私「(いろいろ言ったあとで)佐藤さんの、『青春残酷物語』の役は最高でしたね」
佐藤氏「君、なんでそんな古い映画知ってんの!?」
私「僕、ビデオ持ってますから、大島組の佐藤さんの映画ほとんど見てます」
佐藤氏「是非話をしよう。僕の行きつけの喫茶店があるから来なさい」
私「ところで、女優、××××とか×××とか、どんな人だったんですか?(これ、聞きたかったあ〜〜〜〜〜〜〜〜〜!!!!!)」
佐藤氏「黒田くん、女優なんてロクなもんじゃねえよ。オレが全部言ってやる。映画の話をしようよ」
 そこで、「よろしくお願いします」と俺は電話を切った。2月、3月中にお会いする予定だったが、僕が、事情があって仕事で忙殺されて時間が取れず、桜咲く4月に、ということになった。仲介者のかたは、佐藤さんがしょっちゅう「黒田くんに会いたい」と言っていたと伝えてくれた。わかる気がする。50年代、60年代という黄金期の日本映画の話をする相手がいないのだろう。俺だって、周りにいない。ましてや、その黄金期に咲いた佐藤慶さんのことだ。大島組当時の映画のことを語り合える人なんて、周りには皆無だろう。だから、僕とぜひ話をしたいとおっしゃっていたのだ。
 ととととと、ところがである。ヒマになった4月に、仲介者に「いつでもいいから佐藤さんに会いたいです」と言ったら、残念なことに佐藤さんは体調を崩して入院され、意識もさだかでない状態であるという。私は愕然とした。電話で話した声には張りがあって、「をを、あの明智光秀の佐藤慶だ」と俺は感動したものだが、大島渚や新藤兼人の演出、共演者のこと、聞きたいことがいっぱいあった。もう話すのは無理だと言われ、僕は愕然、がっかりしている。病気からの回復をお祈りするばかりだ。
 私の人生とはこういうものである。なんかズレまくっているのだ。会うべき人間と会えないという不運の連鎖が私の人生なのだ。会うべき猫とは会っているかもしれない。しかし残念ながら、猫である。ああ、日本映画の話がしたい。日本映画を語り合いたい。そんな相手が欲しい。私が死ぬころには、ほとんど昭和の映画人は鬼籍に入っているだろう。映画人の人と、一人でもいいから語り合いたい。佐藤慶さんとの対話は最後のチャンスだったのかも知れない。私の夢は、高峰秀子と映画の話をすることだ。それも叶わぬ夢だろう。MYビデオを見ながら、黄金期の映画人たちの夢や野望を想像するほかないのである。嗚呼、佐藤慶さん、病から立ち直ってください。
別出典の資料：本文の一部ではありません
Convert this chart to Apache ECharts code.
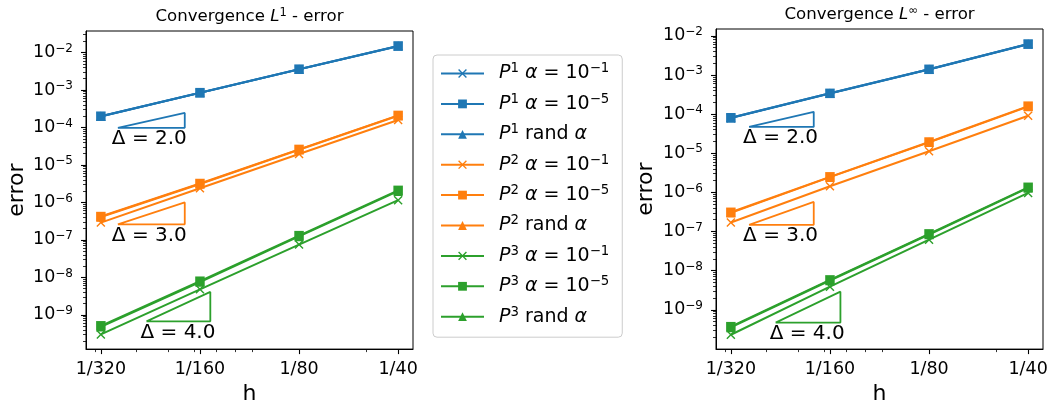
<!DOCTYPE html>
<html><head><meta charset="utf-8">
<script src="https://cdn.jsdelivr.net/npm/echarts@6/dist/echarts.min.js"></script>
<style>html,body{margin:0;padding:0;background:#fff}#c{width:1051px;height:410px}</style>
</head><body><div id="c"></div>
<script>
// ---- data ----
const hValues = [1/320, 1/160, 1/80, 1/40];
const hLabels = ['1/320', '1/160', '1/80', '1/40'];
const yTickValues = [1e-9, 1e-8, 1e-7, 1e-6, 1e-5, 1e-4, 1e-3, 1e-2];
const xMinorTicks = [0.003, 0.004, 0.005, 0.006, 0.007, 0.008, 0.009, 0.02];

// L1 error
const L1_P1_a1   = [1.96e-4, 8.4e-4, 3.55e-3, 1.47e-2];
const L1_P1_a5   = [2.0e-4, 8.5e-4, 3.6e-3, 1.5e-2];
const L1_P1_rand = [2.0e-4, 8.5e-4, 3.6e-3, 1.5e-2];
const L1_P2_a1   = [2.9e-7, 2.4e-6, 1.96e-5, 1.58e-4];
const L1_P2_a5   = [4.2e-7, 3.2e-6, 2.6e-5, 2.1e-4];
const L1_P2_rand = [4.1e-7, 3.1e-6, 2.55e-5, 2.05e-4];
const L1_P3_a1   = [3.0e-10, 4.8e-9, 7.5e-8, 1.15e-6];
const L1_P3_a5   = [5.1e-10, 7.9e-9, 1.3e-7, 2.1e-6];
const L1_P3_rand = [4.8e-10, 7.5e-9, 1.24e-7, 2.0e-6];

// Linf error
const LI_P1_a1   = [7.9e-5, 3.35e-4, 1.38e-3, 6.1e-3];
const LI_P1_a5   = [8.1e-5, 3.4e-4, 1.4e-3, 6.2e-3];
const LI_P1_rand = [8.1e-5, 3.4e-4, 1.4e-3, 6.2e-3];
const LI_P2_a1   = [1.7e-7, 1.44e-6, 1.13e-5, 9.1e-5];
const LI_P2_a5   = [3.1e-7, 2.5e-6, 1.94e-5, 1.6e-4];
const LI_P2_rand = [3.0e-7, 2.45e-6, 1.9e-5, 1.56e-4];
const LI_P3_a1   = [2.3e-10, 3.9e-9, 6.2e-8, 9.7e-7];
const LI_P3_a5   = [3.7e-10, 5.8e-9, 8.7e-8, 1.35e-6];
const LI_P3_rand = [3.55e-10, 5.6e-9, 8.4e-8, 1.3e-6];

// slope triangles: [x0, x1], [y0, y1]
const triL1X = [[0.00352, 0.00562], [0.00352, 0.00562], [0.0043, 0.00672]];
const triL1Y = [[9.8e-5, 2.45e-4], [2.6e-7, 1.0e-6], [6.7e-10, 4.1e-9]];
const triLIX = [[0.00355, 0.00558], [0.00355, 0.00558], [0.004275, 0.006725]];
const triLIY = [[4.7e-5, 1.15e-4], [1.48e-7, 5.7e-7], [4.7e-10, 2.9e-9]];
const triLabels = ['Δ = 2.0', 'Δ = 3.0', 'Δ = 4.0'];

const seriesNames = ['P1 a1', 'P1 a5', 'P1 rand', 'P2 a1', 'P2 a5', 'P2 rand', 'P3 a1', 'P3 a5', 'P3 rand'];
const legendLabels = [
  '{i|P}{s|1}{t| }{i|α}{t| = 10}{s|−1}',
  '{i|P}{s|1}{t| }{i|α}{t| = 10}{s|−5}',
  '{i|P}{s|1}{t| rand }{i|α}',
  '{i|P}{s|2}{t| }{i|α}{t| = 10}{s|−1}',
  '{i|P}{s|2}{t| }{i|α}{t| = 10}{s|−5}',
  '{i|P}{s|2}{t| rand }{i|α}',
  '{i|P}{s|3}{t| }{i|α}{t| = 10}{s|−1}',
  '{i|P}{s|3}{t| }{i|α}{t| = 10}{s|−5}',
  '{i|P}{s|3}{t| rand }{i|α}'
];
const L1Data = [L1_P1_a1, L1_P1_a5, L1_P1_rand, L1_P2_a1, L1_P2_a5, L1_P2_rand, L1_P3_a1, L1_P3_a5, L1_P3_rand];
const LIData = [LI_P1_a1, LI_P1_a5, LI_P1_rand, LI_P2_a1, LI_P2_a5, LI_P2_rand, LI_P3_a1, LI_P3_a5, LI_P3_rand];

// ---- style ----
const colors = ['#1f77b4', '#ff7f0e', '#2ca02c'];
const FONT = 'DejaVu Sans';
const X_SYMBOL = 'path://M0,1.1L1.1,0L5,3.9L8.9,0L10,1.1L6.1,5L10,8.9L8.9,10L5,6.1L1.1,10L0,8.9L3.9,5Z';
const symbols = [X_SYMBOL, 'rect', 'triangle'];
const symbolSizes = [9, 9.5, 9.5];

const yMinorTicks = [];
for (let e = -11; e <= -1; e++) for (let k = 2; k <= 9; k++) yMinorTicks.push(k * Math.pow(10, e));

const tickRich = {
  b: {fontSize: 17.5, fontFamily: FONT, color: '#000', lineHeight: 20},
  s: {fontSize: 12, fontFamily: FONT, color: '#000', lineHeight: 12, verticalAlign: 'top'}
};
const legendRich = {
  t: {fontSize: 19, fontFamily: FONT, color: '#000', lineHeight: 22},
  i: {fontSize: 19, fontFamily: FONT, fontStyle: 'italic', color: '#000', lineHeight: 22},
  s: {fontSize: 13.3, fontFamily: FONT, color: '#000', lineHeight: 13, verticalAlign: 'top'}
};
const titleRich = {
  t: {fontSize: 16.6, fontFamily: FONT, fontWeight: 'normal', color: '#000', lineHeight: 19},
  i: {fontSize: 16.6, fontFamily: FONT, fontStyle: 'italic', fontWeight: 'normal', color: '#000', lineHeight: 19},
  s: {fontSize: 11.5, fontFamily: FONT, fontWeight: 'normal', color: '#000', lineHeight: 11, verticalAlign: 'top'}
};

function xLabel(v) {
  const i = hValues.findIndex(h => Math.abs(h - v) / h < 1e-3);
  return i >= 0 ? hLabels[i] : '';
}
function yLabel(v) {
  return '{b|10}{s|−' + Math.round(-Math.log10(v)) + '}';
}

function makeXAxes(grid, min, max) {
  return [{
    type: 'log', logBase: 2, gridIndex: grid, position: 'bottom', min, max,
    name: 'h', nameLocation: 'middle', nameGap: 31,
    nameTextStyle: {fontSize: 22, fontFamily: FONT, color: '#000'},
    axisLine: {show: true, lineStyle: {color: '#000', width: 1}},
    axisTick: {show: true, length: 5, lineStyle: {color: '#000', width: 1.1}, customValues: hValues},
    axisLabel: {show: true, margin: 11, fontSize: 17.5, fontFamily: FONT, color: '#000', customValues: hValues, formatter: xLabel},
    splitLine: {show: false}, minorTick: {show: false}
  }, {
    type: 'log', logBase: 2, gridIndex: grid, position: 'bottom', min, max,
    axisLine: {show: false},
    axisTick: {show: true, length: 3, lineStyle: {color: '#000', width: 0.8}, customValues: xMinorTicks},
    axisLabel: {show: false},
    splitLine: {show: false}
  }];
}
function makeYAxes(grid, min, max, gap) {
  return [{
    type: 'log', logBase: 10, gridIndex: grid, position: 'left', min, max,
    name: 'error', nameLocation: 'middle', nameGap: gap,
    nameTextStyle: {fontSize: 22, fontFamily: FONT, color: '#000'},
    axisLine: {show: true, lineStyle: {color: '#000', width: 1}},
    axisTick: {show: true, length: 5, lineStyle: {color: '#000', width: 1.1}, customValues: yTickValues},
    axisLabel: {show: true, margin: 13, customValues: yTickValues, formatter: yLabel, rich: tickRich},
    splitLine: {show: false}
  }, {
    type: 'log', logBase: 10, gridIndex: grid, position: 'left', min, max,
    axisLine: {show: false},
    axisTick: {show: true, length: 3, lineStyle: {color: '#000', width: 0.8}, customValues: yMinorTicks},
    axisLabel: {show: false},
    splitLine: {show: false}
  }];
}

const series = [];
function addPanel(dataSets, triX, triY, xi, yi) {
  dataSets.forEach((vals, k) => {
    const c = colors[Math.floor(k / 3)];
    series.push({
      type: 'line', name: seriesNames[k], xAxisIndex: xi, yAxisIndex: yi,
      data: hValues.map((h, i) => [h, vals[i]]),
      symbol: symbols[k % 3], symbolSize: symbolSizes[k % 3], showSymbol: true,
      lineStyle: {color: c, width: 2}, itemStyle: {color: c},
      animation: false, silent: true
    });
  });
  triX.forEach((xs, k) => {
    const ys = triY[k];
    const c = colors[k];
    series.push({
      type: 'line', name: 'tri' + k, xAxisIndex: xi, yAxisIndex: yi,
      data: [[xs[0], ys[0]], [xs[1], ys[0]], [xs[1], ys[1]], [xs[0], ys[0]]],
      symbol: 'none', lineStyle: {color: c, width: 1.8}, animation: false, silent: true
    });
    series.push({
      type: 'scatter', name: 'lab' + k, xAxisIndex: xi, yAxisIndex: yi,
      data: [[xs[0], ys[0]]], symbol: 'circle', symbolSize: 0.01, itemStyle: {color: '#000', opacity: 1},
      label: {show: true, formatter: triLabels[k], position: [-6, 1], align: 'left', verticalAlign: 'top',
        fontSize: 20, fontFamily: FONT, color: '#000', opacity: 1, textBorderWidth: 0},
      animation: false, silent: true
    });
  });
}
addPanel(L1Data, triL1X, triL1Y, 0, 0);
addPanel(LIData, triLIX, triLIY, 2, 2);

const xl = makeXAxes(0, hValues[0] * Math.pow(2, -0.15), hValues[3] * Math.pow(2, 0.15));
const xr = makeXAxes(1, hValues[0] * Math.pow(2, -0.15), hValues[3] * Math.pow(2, 0.15));
const yl = makeYAxes(0, Math.pow(10, -9.914), Math.pow(10, -1.425), 58);
const yr = makeYAxes(1, Math.pow(10, -10.005), Math.pow(10, -1.824), 59);

const chart = echarts.init(document.getElementById('c'), null, {renderer: 'canvas'});
chart.setOption({
  backgroundColor: '#fff',
  animation: false,
  title: [
    {text: '{t|Convergence }{i|L}{s|1}{t| - error}', left: 249.5, top: 7, textAlign: 'center', padding: 0,
      textStyle: {fontWeight: 'normal', rich: titleRich}},
    {text: '{t|Convergence }{i|L}{s|∞}{t| - error}', left: 879.5, top: 5, textAlign: 'center', padding: 0,
      textStyle: {fontWeight: 'normal', rich: titleRich}}
  ],
  grid: [
    {left: 86, top: 31, width: 327, height: 325, show: true, borderColor: '#000', borderWidth: 1, backgroundColor: 'transparent'},
    {left: 716, top: 29, width: 327, height: 326, show: true, borderColor: '#000', borderWidth: 1, backgroundColor: 'transparent'}
  ],
  xAxis: [xl[0], xl[1], xr[0], xr[1]],
  yAxis: [yl[0], yl[1], yr[0], yr[1]],
  legend: {
    orient: 'vertical', left: 433, top: 55, itemWidth: 43, itemHeight: 11, itemGap: 9.9,
    padding: [7.5, 13, 11, 7], borderColor: '#cccccc', borderWidth: 1, borderRadius: 4, backgroundColor: '#fff',
    selectedMode: false, data: seriesNames,
    formatter: n => legendLabels[seriesNames.indexOf(n)],
    textStyle: {padding: [0, 0, 0, 10], rich: legendRich}
  },
  series
});
</script></body></html>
ニックネーム 茶トラのみんく at 22:41| Comment(8) | TrackBack(0) | 日記 | このブログの読者になる | 更新情報をチェックする
この記事へのコメント
黒田さんは松木秀氏の第二歌集「RERA」(六花書林)を読まれましたか。
Posted by 通行人 at 2010年04月27日 18:00
 まだ読んでません。
Posted by ひでお at 2010年04月27日 21:31
"RERA"昨日午後四月号が到着したので、夕方投函する予定です。今とにかく頭が西日でいりつけるように焼かれてて食べたら美味しいかも…って味見に来ないでくださいね。熱ピタで冷却中。

と言うのは与太話で、1960年代の映画について、見る側としてはうちの夫と顔合わせしてもいいとは思いますが、(トーキーから、アニメから、何でも見ておりますです)初めてこのブログを見て、こういう話について黒田さんが(引用)ってなんだかかなり怒ってるみたい、と言ったら

夫は一言「黒田さんはまじめな人だね」と言って布団で大福食べてました。こういうおっさんでよかったら…
Posted by ふゆのゆふ at 2010年04月28日 16:00
 いいご主人だと思います。
Posted by ひでお at 2010年04月29日 00:06
多分、幼児(1960年初め。)に、おじいさんの肩車でちゃんばら映画を見たのが原体験でしょう。

そのころはチャンバラのほうに夢中だったと思いますが。

父親はいても、病気で入院しているし、ある程度大きくなったらじいちゃん死んじゃいますのでね。
Posted by ゆふ at 2010年04月29日 08:57
 そうですか。肩車をされて映画を見たのですか。いい経験ですね。
Posted by ひでお at 2010年04月29日 23:46
残念なことに、5月2日に鬼籍に入られたというニュースが入ってきました。謹んでご冥福をお祈りします。
http://www.yomiuri.co.jp/entertainment/news/20100506-OYT1T00316.htm?from=main2
Posted by むらた at 2010年05月06日 14:40
>むらた様
 僕は、今日知りました。天皇賞春の日に亡くなられたんですね。電話の声は、元気いっぱいだったのになあ。